Nuclear Politics

Foratom Says Nuclear Will Be Seen As ‘Indispensable Tool’ In Fight Against Climate Change

By David Dalton
21 December 2015

21 Dec (NucNet): The Brussels-based trade association for the nuclear energy industry is convinced that nuclear energy will once again form a fundamental part of a forthcoming Intergovernmental Panel on Climate Change (IPCC) report as an “indispensable tool” for tackling climate change. Foratom said that as a result of the COP21 UN Paris Agreement to limit global average temperature increases to below two degrees Celsius compared to the pre-industrial period by 2100, the IPCC will produce a technical report by 2018 on the possible solutions which should be used to limit the effects of climate change. Foratom said the IPCC acknowledged in its fifth report from April 2014 that nuclear energy offers the advantage of being a low carbon technology.
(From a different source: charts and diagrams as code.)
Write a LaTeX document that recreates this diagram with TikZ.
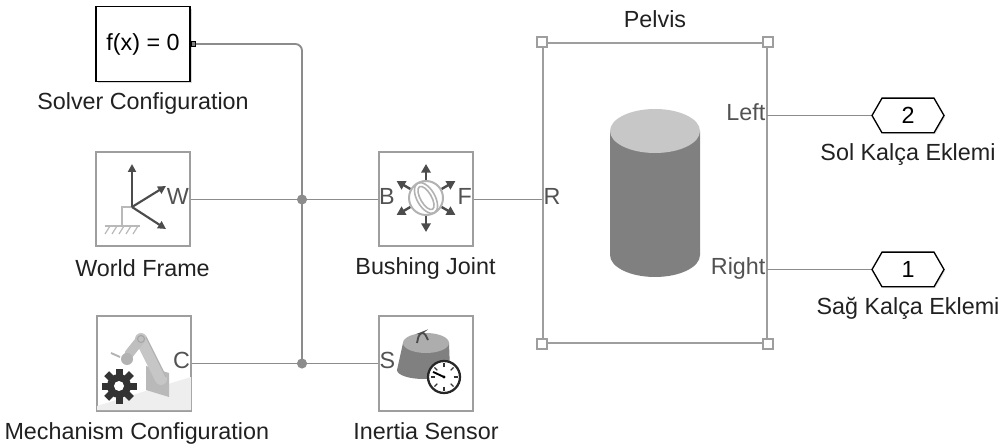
\documentclass[tikz,border=0pt]{standalone}
\usepackage{fontspec}
\setmainfont{Liberation Sans}
\usetikzlibrary{positioning,shapes.symbols,shadows,arrows.meta}

\definecolor{wirecol}{gray}{0.55}
\definecolor{framecol}{gray}{0.62}
\definecolor{portcol}{gray}{0.32}
\definecolor{txtcol}{gray}{0.13}
\definecolor{iconcol}{gray}{0.3}

\begin{document}
\begin{tikzpicture}[x=0.75pt,y=-0.75pt,
  font=\fontsize{17.5}{21}\selectfont,
  block/.style={draw=framecol,line width=1.5pt,fill=white,minimum width=70.5pt,minimum height=70.5pt,inner sep=0pt},
  lbl/.style={text=txtcol,inner sep=0pt,text height=0.72em,text depth=0pt},
  port/.style={text=portcol,inner sep=1pt,text height=0.72em,text depth=0pt},
  wire/.style={draw=wirecol,line width=1.4pt},
  handle/.style={draw=framecol,fill=white,line width=1pt,minimum size=7.5pt,inner sep=0pt},
  outport/.style={draw=black,line width=1pt,fill=white,signal,signal to=west and east,signal pointer angle=120,
    minimum width=54pt,minimum height=26pt,inner sep=0pt,drop shadow={opacity=0.2,shadow xshift=1pt,shadow yshift=-1pt}},
  axis/.style={draw=iconcol,line width=1.6pt,-{Triangle[length=6pt,width=6pt]}}]

\useasboundingbox (0,0) rectangle (1005,448);

% blocks
\node[block,draw=black,line width=1pt,minimum height=56pt,text=black,
  drop shadow={opacity=0.3,shadow xshift=1.5pt,shadow yshift=-1.5pt}] (solver) at (143,44) {f(x) = 0};
\node[block] (world) at (142.5,199.5) {};
\node[block] (mech) at (143.5,363.5) {};
\node[block] (bush) at (425.5,199.5) {};
\node[block] (inertia) at (426,363.5) {};
\node[draw=framecol,line width=1.5pt,minimum width=168pt,minimum height=225pt,inner sep=0pt] (pelvis) at (655,193) {};
\foreach \c in {north west,north east,south west,south east}
  \node[handle] at (pelvis.\c) {};

\node[outport] (hexL) at (908,115.5) {2};
\node[outport] (hexR) at (908,269.5) {1};

\node[draw=black,fill=gray,minimum size=3.5pt,inner sep=0pt,anchor=west] (sport) at (solver.east) {};
\coordinate (jW) at (302,199.5);
\coordinate (jC) at (302,363.5);
\coordinate (pR) at (pelvis.west |- bush.east);
\coordinate (pL) at (767,115.5);
\coordinate (pRt) at (767,269.5);

% wires
\draw[wire,rounded corners=5pt] (sport.east) -| (jC);
\draw[wire] (world.east) -- (jW) -- (bush.west);
\draw[wire] (mech.east) -- (jC) -- (inertia.west);
\draw[wire] (bush.east) -- (pR);
\draw[wire] (pL) -- (hexL.west);
\draw[wire] (pRt) -- (hexR.west);
\fill[wirecol] (jW) circle (3.8pt);
\fill[wirecol] (jC) circle (3.8pt);

% port names
\node[port,anchor=east] at (world.east) {W};
\node[port,anchor=west] at (bush.west) {B};
\node[port,anchor=east] at (bush.east) {F};
\node[port,anchor=east] at (mech.east) {C};
\node[port,anchor=west] at (inertia.west) {S};
\node[port,anchor=west] at (pR) {R};
\node[port,anchor=east] at (pL) {Left};
\node[port,anchor=east] at (pRt) {Right};

% block names
\node[lbl,below=13pt of solver] {Solver Configuration};
\node[lbl,below=14pt of world] {World Frame};
\node[lbl,below=13.5pt of mech,xshift=-5pt] {Mechanism Configuration};
\node[lbl,below=13pt of bush] {Bushing Joint};
\node[lbl,below=13.5pt of inertia] {Inertia Sensor};
\node[lbl,above=11pt of pelvis] {Pelvis};
\node[lbl,below=13pt of hexL] {Sol Kalça Eklemi};
\node[lbl,below=13pt of hexR] {Sağ Kalça Eklemi};

% world frame icon
\draw[gray!55,line width=1pt] (132,207) -- (122,207) -- (122,226);
\draw[gray!55,line width=1pt] (105,226) -- (140,226);
\foreach \x in {110,117,124,131,138}
  \draw[gray!55,line width=0.9pt] (\x,226) -- (\x-5,234);
\draw[axis] (132,207) -- (132,164);
\draw[axis] (132,207) -- (166,186);
\draw[axis] (132,207) -- (166,229);

% bushing icon
\foreach \a in {30,90,...,330}
  \draw[axis,line width=1.8pt,-{Triangle[length=6.5pt,width=7pt]},shift={(426,198)}] (\a:18) -- (\a:34);
\draw[gray!60,line width=1.5pt] (426,198) circle (17);
\draw[gray!60,line width=1.2pt,rotate around={-60:(426,198)}] (426,198) ellipse (17 and 9);
\draw[gray!60,line width=1.2pt,rotate around={-60:(426,198)}] (426,198) ellipse (13 and 5.5);

% mechanism icon
\fill[gray!13] (97,406) -- (191,377) -- (191,410) -- (97,410) -- cycle;
\fill[gray!55] (146,366) -- (169,373) -- (169,397) -- (146,390) -- cycle;
\draw[gray!45,line width=9pt,line cap=round] (141,339) -- (161,379);
\draw[gray!60,line width=0.8pt] (146,337) -- (166,377);
\draw[gray!50,line width=7pt,line cap=round] (141,339) -- (129,354);
\fill[gray!60] (127,359) circle (6);
\draw[gray!60,line width=1.4pt] (120,357) -- (111,353);
\draw[gray!70,line width=0.8pt] (141,339) circle (3.5);
\fill[black!80] (119,386) circle (12);
\foreach \a in {0,45,...,315}
  \fill[black!80,rotate around={\a:(119,386)}] (115.5,368.5) rectangle (122.5,376);
\fill[white] (119,386) circle (5);

% inertia sensor icon
\fill[black!50] (403,343) -- (397,370) arc (180:0:26.5 and 9) -- (449,343) -- cycle;
\fill[black!32] (426,343) ellipse (23 and 10);
\draw[black!70,line width=1.4pt,rounded corners=2.5pt] (417,343) -- (419,334) -- (424,332) -- (428,340);
\filldraw[fill=white,draw=black!85,line width=1.7pt] (444,377) circle (16);
\foreach \a in {0,45,...,315}
  \draw[black!80,line width=0.9pt,shift={(444,377)}] (\a:9.5) -- (\a:13.5);
\draw[black,line width=1.4pt] (444,377) -- ++(205:12);
\fill (444,377) circle (1.6);

% pelvis body
\fill[black!50] (610,131) -- (610,255) arc (180:0:45 and 22) -- (700,131) -- cycle;
\fill[black!22] (655,131) ellipse (45 and 22);

\end{tikzpicture}
\end{document}
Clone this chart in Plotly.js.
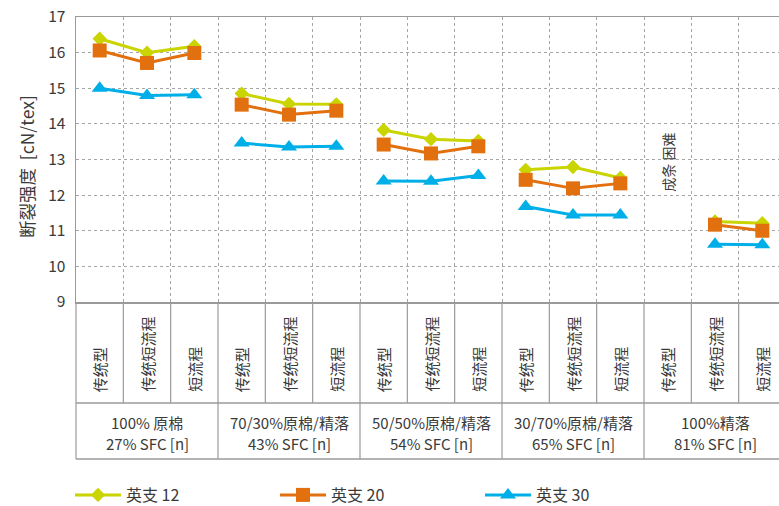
<!DOCTYPE html>
<html>
<head>
<meta charset="utf-8">
<script src="https://cdn.plot.ly/plotly-3.0.1.min.js"></script>
<style>
  html, body { margin: 0; padding: 0; background: #fff; overflow: hidden; }
  #chart { width: 800px; height: 520px; }
</style>
</head>
<body>
<div id="chart"></div>
<script>
// Spinning processes within each fibre blend
const processes = ['传统型', '传统短流程', '短流程'];
// Fibre blends (raw cotton / comber noil) and their short fibre content
const blends = ['100% 原棉', '70/30%原棉/精落', '50/50%原棉/精落', '30/70%原棉/精落', '100%精落'];
const sfc = ['27% SFC [n]', '43% SFC [n]', '54% SFC [n]', '65% SFC [n]', '81% SFC [n]'];
// Tenacity [cN/tex] per blend x process (null = sliver could not be formed)
const ne12 = [16.39, 16.00, 16.18, 14.85, 14.56, 14.55, 13.83, 13.57, 13.52, 12.71, 12.79, 12.48, null, 11.26, 11.21];
const ne20 = [16.06, 15.71, 15.99, 14.54, 14.26, 14.37, 13.42, 13.17, 13.37, 12.43, 12.19, 12.33, null, 11.17, 11.00];
const ne30 = [15.00, 14.80, 14.82, 13.46, 13.35, 13.37, 12.40, 12.39, 12.55, 11.68, 11.44, 11.44, null, 10.62, 10.61];
const seriesNames = ['英支 12', '英支 20', '英支 30'];
const failNote = '成条 困难';
const yTitle = '断裂强度\u00a0 [cN/tex]';

const nCols = blends.length * processes.length;
const FONT = '"Noto Sans CJK SC", "Noto Sans", sans-serif';
const GRID = '#a6a6a6';
const LINE = '#9a9a9a';
const TXT = '#3a3a3a';

// plot area in pixels (the canvas runs a little past the visible frame)
const TOP = 17, BOTTOM = 302, H = 520, W = 800, LEFT = 76, RIGHT = 786;
const py = p => (BOTTOM - p) / (BOTTOM - TOP);   // pixel row -> paper y
const px = c => c / nCols;                         // column index -> paper x

// lines are broken between blends: x at column centres, null separators
function buildSeries(vals) {
  const x = [], y = [];
  blends.forEach((b, g) => {
    processes.forEach((p, i) => {
      const k = g * processes.length + i;
      x.push(k + 0.5);
      y.push(vals[k]);
    });
    x.push(null); y.push(null);
  });
  return {x, y};
}

const styles = [
  {color: '#c9d400', symbol: 'diamond', size: 11},
  {color: '#e2700f', symbol: 'square', size: 14},
  {color: '#00afe8', symbol: 'triangle-up', size: 14}
];

const traces = [ne12, ne20, ne30].map((vals, i) => {
  const s = buildSeries(vals);
  return {
    type: 'scatter', mode: 'lines+markers',
    x: s.x, y: s.y, name: seriesNames[i],
    connectgaps: false, cliponaxis: false,
    line: {color: styles[i].color, width: 3},
    marker: {color: styles[i].color, symbol: styles[i].symbol, size: styles[i].size, line: {width: 0}},
    hoverinfo: 'x+y'
  };
});

// table beneath the axis
const shapes = [];
const rowMid = py(403), rowBot = py(459);
for (let c = 0; c <= nCols; c++) {
  const isGroup = c % processes.length === 0;
  shapes.push({type: 'line', xref: 'paper', yref: 'paper',
    x0: px(c), x1: px(c), y0: 0, y1: isGroup ? rowBot : rowMid,
    line: {color: LINE, width: 1.2}});
}
[rowMid, rowBot].forEach(yy => shapes.push({type: 'line', xref: 'paper', yref: 'paper',
  x0: 0, x1: 1, y0: yy, y1: yy, line: {color: LINE, width: 1.5}}));

const annotations = [];
blends.forEach((b, g) => {
  processes.forEach((p, i) => {
    const k = g * processes.length + i;
    annotations.push({xref: 'paper', yref: 'paper', x: px(k + 0.5), y: py(394),
      text: p, textangle: -90, showarrow: false, xanchor: 'center', yanchor: 'bottom',
      font: {family: FONT, size: 15, color: TXT}});
  });
  annotations.push({xref: 'paper', yref: 'paper', x: px(g * 3 + 1.5), y: py(422),
    text: b, showarrow: false, xanchor: 'center', yanchor: 'middle',
    font: {family: FONT, size: 15, color: TXT}});
  annotations.push({xref: 'paper', yref: 'paper', x: px(g * 3 + 1.5), y: py(443),
    text: sfc[g], showarrow: false, xanchor: 'center', yanchor: 'middle',
    font: {family: FONT, size: 15, color: TXT}});
});
annotations.push({xref: 'paper', yref: 'paper', x: px(12.5), y: py(162),
  text: failNote, textangle: -90, showarrow: false, xanchor: 'center', yanchor: 'middle',
  font: {family: FONT, size: 14, color: TXT}});
annotations.push({xref: 'paper', yref: 'paper', x: (26 - LEFT) / (RIGHT - LEFT), y: py(167),
  text: yTitle, textangle: -90, showarrow: false, xanchor: 'center', yanchor: 'middle',
  font: {family: FONT, size: 17.5, color: TXT}});

const layout = {
  width: W, height: H,
  margin: {l: LEFT, r: W - RIGHT, t: TOP, b: H - BOTTOM, autoexpand: false},
  paper_bgcolor: '#fff', plot_bgcolor: '#fff',
  font: {family: FONT, color: TXT},
  showlegend: true,
  legend: {orientation: 'h', x: -6 / (RIGHT - LEFT), xanchor: 'left', y: py(495), yanchor: 'middle',
    itemwidth: 46, entrywidth: 144, font: {family: FONT, size: 16, color: TXT}, itemclick: false},
  xaxis: {range: [0, nCols], tick0: 0, dtick: 1, showticklabels: false, ticks: '',
    showgrid: true, gridcolor: GRID, griddash: 'dot', gridwidth: 1,
    showline: true, linecolor: LINE, linewidth: 1.5, mirror: true, zeroline: false, fixedrange: true},
  yaxis: {range: [9, 17], tick0: 9, dtick: 1, ticks: '', ticklabelstandoff: 6,
    tickfont: {family: FONT, size: 15.5, color: TXT},
    showgrid: true, gridcolor: GRID, griddash: 'dot', gridwidth: 1,
    showline: true, linecolor: LINE, linewidth: 1.5, mirror: true, zeroline: false, fixedrange: true},
  shapes: shapes,
  annotations: annotations
};

Plotly.newPlot('chart', traces, layout, {displayModeBar: false, staticPlot: true});
</script>
</body>
</html>
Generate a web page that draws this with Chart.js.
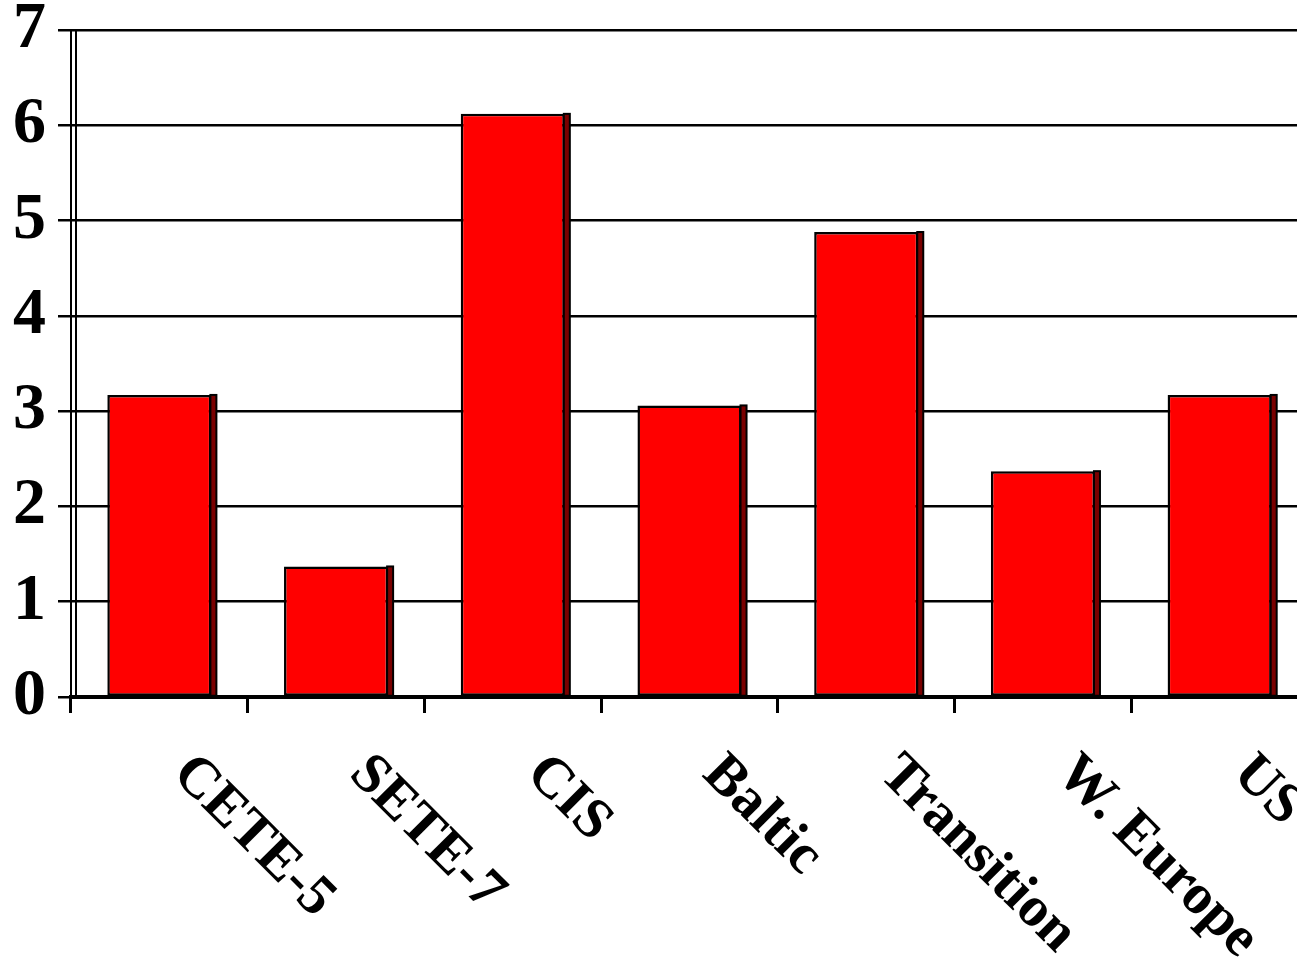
<!DOCTYPE html>
<html>
<head>
<meta charset="utf-8">
<script src="https://cdn.jsdelivr.net/npm/chart.js@4/dist/chart.umd.min.js"></script>
<style>
  html, body { margin: 0; padding: 0; background: #ffffff; overflow: hidden; }
  #wrap { position: absolute; left: 0; top: 0; width: 1310px; height: 978px; }
</style>
</head>
<body>
<div id="wrap"><canvas id="chart"></canvas></div>
<script>
// Regions and their values
const categories = ['CETE-5', 'SETE-7', 'CIS', 'Baltic', 'Transition', 'W. Europe', 'US'];
const values = [3.17, 1.37, 6.12, 3.06, 4.88, 2.37, 3.17];
const yTicks = [0, 1, 2, 3, 4, 5, 6, 7];

const SERIF = "'Liberation Serif', 'Times New Roman', serif";

// Dark side strip on the right of each bar, giving a slight depth effect
const barSide = {
  id: 'barSide',
  afterDatasetsDraw(chart) {
    const ctx = chart.ctx;
    const meta = chart.getDatasetMeta(0);
    ctx.save();
    meta.data.forEach(bar => {
      const p = bar.getProps(['x', 'y', 'base', 'width'], true);
      const right = p.x + p.width / 2;
      ctx.fillStyle = '#7a0000';
      ctx.fillRect(right - 1, p.y, 6, p.base - p.y);
      ctx.strokeStyle = '#000000';
      ctx.lineWidth = 2;
      ctx.strokeRect(right - 1, p.y, 6, p.base - p.y);
    });
    ctx.restore();
  }
};

// Second vertical line beside the value axis
const doubleAxis = {
  id: 'doubleAxis',
  afterDraw(chart) {
    const { ctx, chartArea } = chart;
    ctx.save();
    ctx.strokeStyle = '#000000';
    ctx.lineWidth = 2;
    ctx.beginPath();
    ctx.moveTo(chartArea.left + 5, chartArea.top);
    ctx.lineTo(chartArea.left + 5, chartArea.bottom);
    ctx.stroke();
    ctx.restore();
  }
};

// Category names written diagonally downward below the axis
const slantedLabels = {
  id: 'slantedLabels',
  afterDraw(chart) {
    const { ctx, chartArea } = chart;
    const xScale = chart.scales.x;
    ctx.save();
    ctx.fillStyle = '#000000';
    ctx.font = 'bold 57px ' + SERIF;
    ctx.textAlign = 'left';
    ctx.textBaseline = 'middle';
    categories.forEach((name, i) => {
      const px = xScale.getPixelForValue(i) + 22;
      const py = chartArea.bottom + 68;
      ctx.save();
      ctx.translate(px, py);
      ctx.rotate(Math.PI / 4);
      ctx.fillText(name, 0, 0);
      ctx.restore();
    });
    ctx.restore();
  }
};

new Chart(document.getElementById('chart'), {
  type: 'bar',
  data: {
    labels: categories,
    datasets: [{
      data: values,
      backgroundColor: '#ff0000',
      borderColor: '#000000',
      borderWidth: 2.5,
      borderSkipped: false,
      categoryPercentage: 1.0,
      barPercentage: 0.589
    }]
  },
  options: {
    responsive: true,
    maintainAspectRatio: false,
    animation: false,
    devicePixelRatio: 1,
    layout: { padding: { top: 30, right: 2, bottom: 0, left: 0 } },
    plugins: {
      legend: { display: false },
      tooltip: { enabled: false }
    },
    scales: {
      x: {
        offset: true,
        grid: {
          display: true,
          drawOnChartArea: false,
          drawTicks: true,
          tickLength: 16,
          tickWidth: 3,
          tickColor: '#000000',
          lineWidth: 3,
          color: '#000000',
          offset: true
        },
        border: { display: true, color: '#000000', width: 4 },
        ticks: { callback: () => '', padding: 0 },
        afterFit(scale) { scale.height = 281; }
      },
      y: {
        min: 0,
        max: 7,
        afterBuildTicks(scale) { scale.ticks = yTicks.map(v => ({ value: v })); },
        grid: {
          color: '#000000',
          lineWidth: 2.5,
          drawTicks: true,
          tickLength: 13,
          tickColor: '#000000'
        },
        border: { display: true, color: '#000000', width: 2 },
        ticks: {
          color: '#000000',
          padding: 12,
          font: { family: SERIF, size: 66, weight: 'bold', lineHeight: 0.5 }
        },
        afterFit(scale) { scale.width = 71; }
      }
    }
  },
  plugins: [barSide, doubleAxis, slantedLabels]
});
</script>
</body>
</html>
Meanwhile, David Shropshire, head of the International Atomic Energy Agency delegation at COP21, said the Paris agreement neither defines energy technologies as low carbon, nor specifies any energy technology. Instead, it describes “technology” in terms of research, development and demonstration, transfer, capacity building, needs assessment, action plans and project ideas, mechanisms, centres, committees and networks. “All these are applicable to nuclear,” Mr Shropshire said. “Consequently, all energy technologies, low-carbon and fossil, are on the table.”